Question: If the two hypotheses have equal prior probability, for what values of x is the posterior probability of H0 greater than that of H1?

This is what I did:

Since I know that $\displaystyle \frac{P(H_0|x)}{P(H_1|x)}=\frac{P(H_0)}{P(H_1)}\fr ac{P(x|H_0)}{P(x|H_1)}$, Given that the prior probability is equal will yield $\displaystyle \frac{P(H_0|x)}{P(H_1|x)}=\frac{P(x|H_0)}{P(x|H_1) }$ However, $\displaystyle x^2 \geq x^3$ given that 0<x<1, so it seems that for all values the statement is true, but the answer is apparent not as above.
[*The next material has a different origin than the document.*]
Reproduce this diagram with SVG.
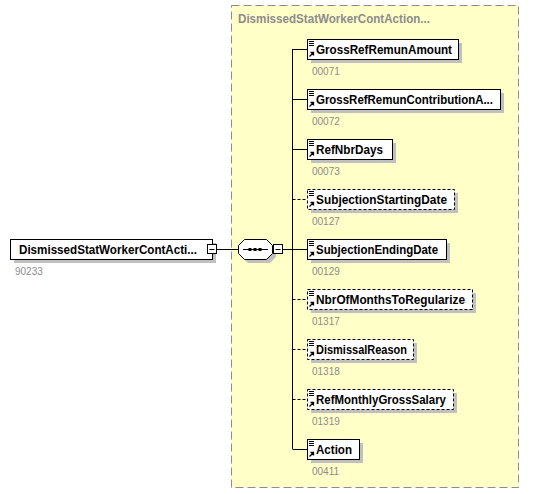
<svg xmlns="http://www.w3.org/2000/svg" width="533" height="494" viewBox="0 0 533 494">
<style>
.nm{font-family:"Liberation Sans",Arial,sans-serif;font-weight:bold;font-size:12.6px;fill:#000}
.num{font-family:"Liberation Sans",Arial,sans-serif;font-size:10px;fill:#8c8c8c}
.ttl{font-family:"Liberation Sans",Arial,sans-serif;font-weight:bold;font-size:12.6px;fill:#8c8c8c}
.box{fill:#fff;stroke:#000;stroke-width:1}
.opt{fill:#fff;stroke:#000;stroke-width:1;stroke-dasharray:3,2}
.sh{fill:#c0c0c0}
.ln{stroke:#000;stroke-width:1;fill:none}
.dl{stroke:#000;stroke-width:1;fill:none;stroke-dasharray:3,2}
</style>
<defs>
<g id="ico">
<path d="M2,2.5h5M2,4.5h5M2,6.5h5" stroke="#000" stroke-width="1"/>
<path d="M2.5,17.5L6.5,13.5M3.5,13.5h3v3" stroke="#000" stroke-width="1.3" fill="none"/>
</g>
</defs>
<rect x="231.5" y="5.5" width="287" height="482" fill="#ffffc8" stroke="#8c8c8c" stroke-dasharray="8,4"/>
<text class="ttl" x="238" y="23" textLength="192" lengthAdjust="spacingAndGlyphs">DismissedStatWorkerContAction...</text>

<g id="connectors">
<path class="ln" d="M217,249.5H238M283,249.5H292.5M292.5,49V449"/>
<path class="ln" d="M292.5,49.5H307M292.5,99.5H307M292.5,149.5H307M292.5,249.5H307M292.5,449.5H307"/>
<path class="dl" d="M292.5,199.5H307M292.5,299.5H307M292.5,349.5H307M292.5,399.5H307"/>
</g>

<g id="root">
<rect class="sh" x="14" y="243" width="202" height="20"/>
<rect class="box" x="10.5" y="239.5" width="202" height="20"/>
<text class="nm" x="19" y="254" textLength="178" lengthAdjust="spacingAndGlyphs">DismissedStatWorkerContActi...</text>
<rect class="box" x="207.5" y="244.5" width="9" height="9"/>
<path class="ln" d="M209.5,249.5H214.5"/>
<text class="num" x="15" y="275">90233</text>
</g>

<g id="seq">
<polygon class="sh" points="248,243 270,243 276,249 276,257 270,263 248,263 242,257 242,249"/>
<polygon class="box" points="244.5,239.5 266.5,239.5 272.5,245.5 272.5,253.5 266.5,259.5 244.5,259.5 238.5,253.5 238.5,245.5"/>
<path class="ln" d="M243,249.5H268"/>
<rect x="248.5" y="248" width="3" height="3" fill="#000"/>
<rect x="253.5" y="248" width="3" height="3" fill="#000"/>
<rect x="258.5" y="248" width="3" height="3" fill="#000"/>
<rect class="box" x="273.5" y="244.5" width="9" height="9"/>
<path class="ln" d="M275.5,249.5H280.5"/>
</g>

<g id="n1">
<rect class="sh" x="311" y="43" width="151" height="20"/>
<rect class="box" x="307.5" y="39.5" width="151" height="20"/>
<use href="#ico" x="307" y="39"/>
<text class="nm" x="316" y="54" textLength="136" lengthAdjust="spacingAndGlyphs">GrossRefRemunAmount</text>
<text class="num" x="312" y="75">00071</text>
</g>
<g id="n2">
<rect class="sh" x="311" y="93" width="193" height="20"/>
<rect class="box" x="307.5" y="89.5" width="193" height="20"/>
<use href="#ico" x="307" y="89"/>
<text class="nm" x="316" y="104" textLength="177" lengthAdjust="spacingAndGlyphs">GrossRefRemunContributionA...</text>
<text class="num" x="312" y="125">00072</text>
</g>
<g id="n3">
<rect class="sh" x="311" y="143" width="85" height="20"/>
<rect class="box" x="307.5" y="139.5" width="85" height="20"/>
<use href="#ico" x="307" y="139"/>
<text class="nm" x="316" y="154" textLength="67" lengthAdjust="spacingAndGlyphs">RefNbrDays</text>
<text class="num" x="312" y="175">00073</text>
</g>
<g id="n4">
<rect class="sh" x="311" y="193" width="147" height="20"/>
<rect class="opt" x="307.5" y="189.5" width="147" height="20"/>
<use href="#ico" x="307" y="189"/>
<text class="nm" x="316" y="204" textLength="131" lengthAdjust="spacingAndGlyphs">SubjectionStartingDate</text>
<text class="num" x="312" y="225">00127</text>
</g>
<g id="n5">
<rect class="sh" x="311" y="243" width="139" height="20"/>
<rect class="box" x="307.5" y="239.5" width="139" height="20"/>
<use href="#ico" x="307" y="239"/>
<text class="nm" x="316" y="254" textLength="122" lengthAdjust="spacingAndGlyphs">SubjectionEndingDate</text>
<text class="num" x="312" y="275">00129</text>
</g>
<g id="n6">
<rect class="sh" x="311" y="293" width="165" height="20"/>
<rect class="opt" x="307.5" y="289.5" width="165" height="20"/>
<use href="#ico" x="307" y="289"/>
<text class="nm" x="316" y="304" textLength="149" lengthAdjust="spacingAndGlyphs">NbrOfMonthsToRegularize</text>
<text class="num" x="312" y="325">01317</text>
</g>
<g id="n7">
<rect class="sh" x="311" y="343" width="106" height="20"/>
<rect class="opt" x="307.5" y="339.5" width="106" height="20"/>
<use href="#ico" x="307" y="339"/>
<text class="nm" x="316" y="354" textLength="91" lengthAdjust="spacingAndGlyphs">DismissalReason</text>
<text class="num" x="312" y="375">01318</text>
</g>
<g id="n8">
<rect class="sh" x="311" y="393" width="146" height="20"/>
<rect class="opt" x="307.5" y="389.5" width="146" height="20"/>
<use href="#ico" x="307" y="389"/>
<text class="nm" x="316" y="404" textLength="130" lengthAdjust="spacingAndGlyphs">RefMonthlyGrossSalary</text>
<text class="num" x="312" y="425">01319</text>
</g>
<g id="n9">
<rect class="sh" x="311" y="443" width="52" height="20"/>
<rect class="box" x="307.5" y="439.5" width="52" height="20"/>
<use href="#ico" x="307" y="439"/>
<text class="nm" x="316" y="454" textLength="36" lengthAdjust="spacingAndGlyphs">Action</text>
<text class="num" x="312" y="475">00411</text>
</g>
</svg>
Hope someone can help me. Thanks
• Oct 19th 2009, 04:02 AM
noob mathematician
The answer as given is 2/3. But I not sure how to get it
• Oct 19th 2009, 04:24 AM
CaptainBlack
Quote:

Originally Posted by noob mathematician
Under H0, a random variable has the cumulative distribution function $\displaystyle F_0(x)=x^2, 0\leq x\leq 1$; and under H1, it has the cumulative distribution function $\displaystyle F_1(x)=x^3, 0\leq x\leq 1$

Question: If the two hypotheses have equal prior probability, for what values of x is the posterior probability of H0 greater than that of H1?

This is what I did:

Since I know that $\displaystyle \frac{P(H_0|x)}{P(H_1|x)}=\frac{P(H_0)}{P(H_1)}\fr ac{P(x|H_0)}{P(x|H_1)}$, Given that the prior probability is equal will yield $\displaystyle \frac{P(H_0|x)}{P(H_1|x)}=\frac{P(x|H_0)}{P(x|H_1) }$ However, $\displaystyle x^2 \geq x^3$ given that 0<x<1, so it seems that for all values the statement is true, but the answer is apparent not as above.

Hope someone can help me. Thanks

$\displaystyle P(x|H_0)=\frac{d}{dx}x^2,\ \ 0<x<1$

$\displaystyle P(x|H_1)=\frac{d}{dx}x^3, \ \ 0<x<1$

CB
• Oct 19th 2009, 08:51 AM
noob mathematician
Given a level $\displaystyle \alpha$ test, I managed to find the rejection region as: $\displaystyle X>\sqrt{1-\alpha}$

What about the power of the test?
• Oct 20th 2009, 04:10 AM
noob mathematician
The answer is $\displaystyle 1-(1-\alpha)^3 /2$. Anyone can help with the explanation?

My understanding is as followed: to find power of the test, I will use
$\displaystyle P(RejectH_0|H_1)$
=$\displaystyle P(X>\sqrt{1-\alpha}|H_1)$
=$\displaystyle 1-\int_{0}^{\sqrt{1-\alpha}}3x^2.dx$
=$\displaystyle 1-(1-\alpha)^{3/2}$

Can it be that the answer is wrong, which is highly impossible i think.